Ieder huis is anders en heeft andere omgevingsinvloeden. Deze dynamische invloeden zorgen ervoor dat het modem soms beter een ander kanaal kan kiezen. Standaard staat het door Cernet geleverde modem op “automatische kanaalkeuze”. Deze optie is gemakkelijk te activeren door het modem een keer uit en na 10 seconden weer aan te zetten. Het modem selecteert dan automatisch het dan geldende beste kanaal. De netwerknaam en het wachtwoord blijven verder gelijk. Niet alle stoorzenders worden door het wifi-modem herkend. Blijf je problemen ervaren dan kan je ervoor kiezen om het kanaal op een vaste positie te zetten.
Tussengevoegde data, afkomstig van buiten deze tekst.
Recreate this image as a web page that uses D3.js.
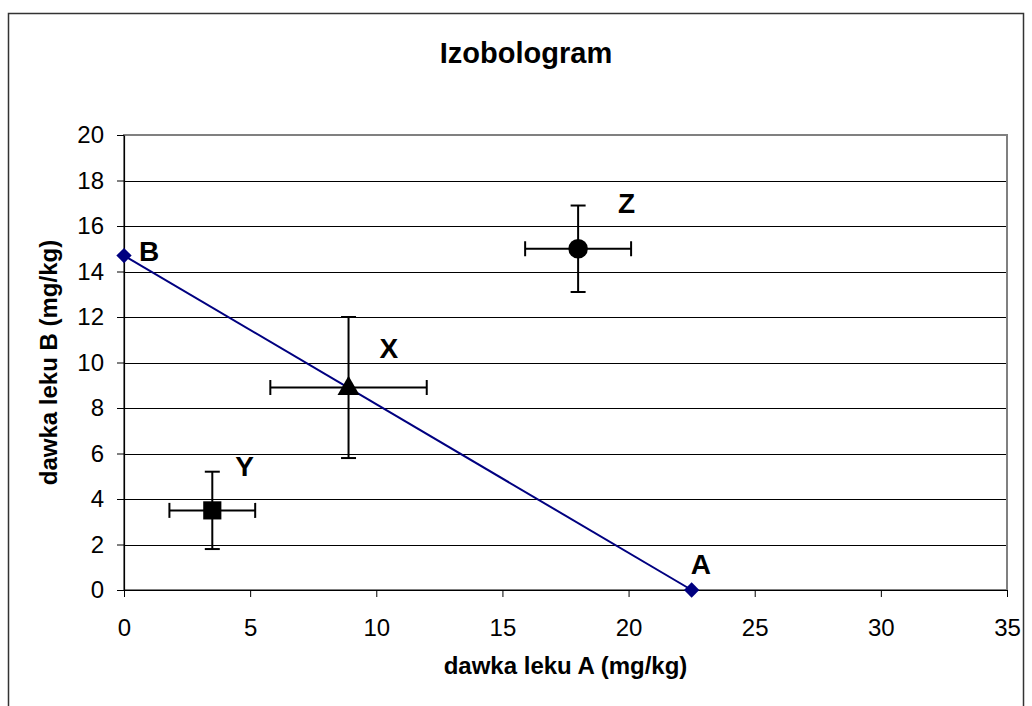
<!DOCTYPE html>
<html>
<head>
<meta charset="utf-8">
<script src="https://cdn.jsdelivr.net/npm/d3@7"></script>
<style>
  html, body { margin: 0; padding: 0; background: #fff; }
  svg { display: block; }
  text { font-family: "Liberation Sans", Arial, sans-serif; fill: #000; }
</style>
</head>
<body>
<div id="chart"></div>
<script>
// ---- data ----
const chartTitle = "Izobologram";
const xAxisTitle = "dawka leku A (mg/kg)";
const yAxisTitle = "dawka leku B (mg/kg)";
const xTicks = [0, 5, 10, 15, 20, 25, 30, 35];
const yTicks = [0, 2, 4, 6, 8, 10, 12, 14, 16, 18, 20];

// isobole line (B on y-axis, A on x-axis)
const lineNames = ["B", "A"];
const lineX = [0, 22.5];
const lineY = [14.7, 0];

// measured combinations
const pointNames = ["X", "Y", "Z"];
const pointX = [8.9, 3.5, 18];
const pointY = [8.9, 3.5, 15];
const pointXErr = [3.1, 1.7, 2.1];
const pointYErr = [3.1, 1.7, 1.9];
const pointShapes = ["triangle", "square", "circle"];

// ---- layout / style ----
const W = 1032, H = 706;
const plot = { left: 124, top: 135, right: 1007, bottom: 590 };
const labelOffsets = {
  B: [15, 5], A: [-1, -16],
  X: [31, -30], Y: [23, -34], Z: [40, -36]
};

const svg = d3.select("#chart").append("svg").attr("width", W).attr("height", H);

// outer chart frame
svg.append("rect").attr("x", 8.5).attr("y", 13.5).attr("width", 1015).attr("height", 720)
  .attr("fill", "#fff").attr("stroke", "#333").attr("stroke-width", 1.5);

const x = d3.scaleLinear().domain([0, 35]).range([plot.left, plot.right]);
const y = d3.scaleLinear().domain([0, 20]).range([plot.bottom, plot.top]);

// gridlines
svg.append("g").selectAll("line").data(yTicks.filter(t => t > 0 && t < 20)).join("line")
  .attr("x1", plot.left).attr("x2", plot.right)
  .attr("y1", d => Math.round(y(d)) + 0.5).attr("y2", d => Math.round(y(d)) + 0.5)
  .attr("stroke", "#000").attr("stroke-width", 1);

// plot area border
svg.append("rect").attr("x", plot.left).attr("y", plot.top)
  .attr("width", plot.right - plot.left).attr("height", plot.bottom - plot.top)
  .attr("fill", "none").attr("stroke", "#808080").attr("stroke-width", 2);

// axes
const xAxis = d3.axisBottom(x).tickValues(xTicks).tickSizeInner(7).tickSizeOuter(0).tickPadding(22);
const yAxis = d3.axisLeft(y).tickValues(yTicks).tickSizeInner(7).tickSizeOuter(0).tickPadding(13);

const gx = svg.append("g").attr("transform", `translate(0,${plot.bottom})`).call(xAxis);
const gy = svg.append("g").attr("transform", `translate(${plot.left},0)`).call(yAxis);
[gx, gy].forEach(g => {
  g.selectAll(".domain").attr("stroke", "#000").attr("stroke-width", 1.2);
  g.selectAll(".tick line").attr("stroke", "#000").attr("stroke-width", 1);
  g.selectAll(".tick text").attr("font-size", 24)
    .attr("font-family", "'Liberation Sans', Arial, sans-serif").attr("fill", "#000");
});

// titles
svg.append("text").attr("x", 526).attr("y", 63).attr("text-anchor", "middle")
  .attr("font-size", 29).attr("font-weight", "bold").text(chartTitle);
svg.append("text").attr("x", (plot.left + plot.right) / 2).attr("y", 674).attr("text-anchor", "middle")
  .attr("font-size", 24).attr("font-weight", "bold").text(xAxisTitle);
svg.append("text").attr("transform", `translate(57,${(plot.top + plot.bottom) / 2}) rotate(-90)`)
  .attr("text-anchor", "middle").attr("font-size", 24).attr("font-weight", "bold").text(yAxisTitle);

// isobole line
const linePts = lineX.map((v, i) => [x(v), y(lineY[i])]);
svg.append("path").attr("d", d3.line()(linePts))
  .attr("fill", "none").attr("stroke", "#000080").attr("stroke-width", 2);
svg.append("g").selectAll("path").data(linePts).join("path")
  .attr("transform", d => `translate(${d[0]},${d[1]})`)
  .attr("d", d3.symbol(d3.symbolDiamond2, 150)())
  .attr("fill", "#000080");
svg.append("g").selectAll("text").data(lineNames).join("text")
  .attr("x", (d, i) => linePts[i][0] + labelOffsets[d][0])
  .attr("y", (d, i) => linePts[i][1] + labelOffsets[d][1])
  .attr("font-size", 28).attr("font-weight", "bold").text(d => d);

// error bars
const cap = 7.5;
const eb = svg.append("g").attr("stroke", "#000").attr("stroke-width", 2).attr("fill", "none");
pointNames.forEach((n, i) => {
  const cx = x(pointX[i]), cy = y(pointY[i]);
  const x0 = x(pointX[i] - pointXErr[i]), x1 = x(pointX[i] + pointXErr[i]);
  const y0 = y(pointY[i] - pointYErr[i]), y1 = y(pointY[i] + pointYErr[i]);
  eb.append("line").attr("x1", x0).attr("x2", x1).attr("y1", cy).attr("y2", cy);
  eb.append("line").attr("x1", x0).attr("x2", x0).attr("y1", cy - cap).attr("y2", cy + cap);
  eb.append("line").attr("x1", x1).attr("x2", x1).attr("y1", cy - cap).attr("y2", cy + cap);
  eb.append("line").attr("x1", cx).attr("x2", cx).attr("y1", y0).attr("y2", y1);
  eb.append("line").attr("x1", cx - cap).attr("x2", cx + cap).attr("y1", y0).attr("y2", y0);
  eb.append("line").attr("x1", cx - cap).attr("x2", cx + cap).attr("y1", y1).attr("y2", y1);
});

// markers
const symbolMap = {
  triangle: d3.symbol(d3.symbolTriangle, 210)(),
  square: d3.symbol(d3.symbolSquare, 330)(),
  circle: d3.symbol(d3.symbolCircle, 300)()
};
svg.append("g").selectAll("path").data(pointNames).join("path")
  .attr("transform", (d, i) => `translate(${x(pointX[i])},${y(pointY[i]) + (pointShapes[i] === "triangle" ? 1 : 0)})`)
  .attr("d", (d, i) => symbolMap[pointShapes[i]])
  .attr("fill", "#000");
svg.append("g").selectAll("text").data(pointNames).join("text")
  .attr("x", (d, i) => x(pointX[i]) + labelOffsets[d][0])
  .attr("y", (d, i) => y(pointY[i]) + labelOffsets[d][1])
  .attr("font-size", 28).attr("font-weight", "bold").text(d => d);
</script>
</body>
</html>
Hardware ter ondersteuning van de huidige wifi

Als alle reguliere oplossingen niet werken, kan er hardware aangeschaft worden ter ondersteuning en versterking van het wifi-signaal.
Optimaal is het wanneer alle apparatuur:
- beide frequentiebanden gelijktijdig kan uitzenden;
- wifi-verbindingstype minimaal 802.11N is.

Access point

Dit is als het ware een “kopie” van het modem. Het access point verbindt met een kabel (RJ45 UTP-kabel, minimaal cat5e of cat6) vanuit het modem. Door een access point op een andere verdieping (of kamer) te installeren heb je een tweede volledig wifi-uitzendpunt.

Range extender

Deze kan het bereik van jouw internet vergroten. Het internetsignaal wordt als het ware opgepakt en weer doorgestuurd. Het nadeel kan zijn dat de snelheid van de gehele wifi-ervaring minder wordt. De range extender dient geplaatst te worden op een locatie waar nog een goede internetverbinding is met het modem.

Powerplug

Door middel van de powerplug wordt het bestaande stroomnetwerk gebruikt om de data naar een andere verdieping te brengen: internet via het stopcontact. jij kunt een powerplug gebruiken met een access point als er geen mogelijkheid is om een UTP-kabel aan te leggen tussen het modem en waar het access point komt te staan. Omdat Cernet geen invloed heeft op de kwaliteit van het stroomnetwerk, is het zeer moeilijk aan te geven of dit met succes kan worden geïnstalleerd. De internetsnelheid zal met een powerplug beduidend minder zijn dan met een (UTP-)kabel.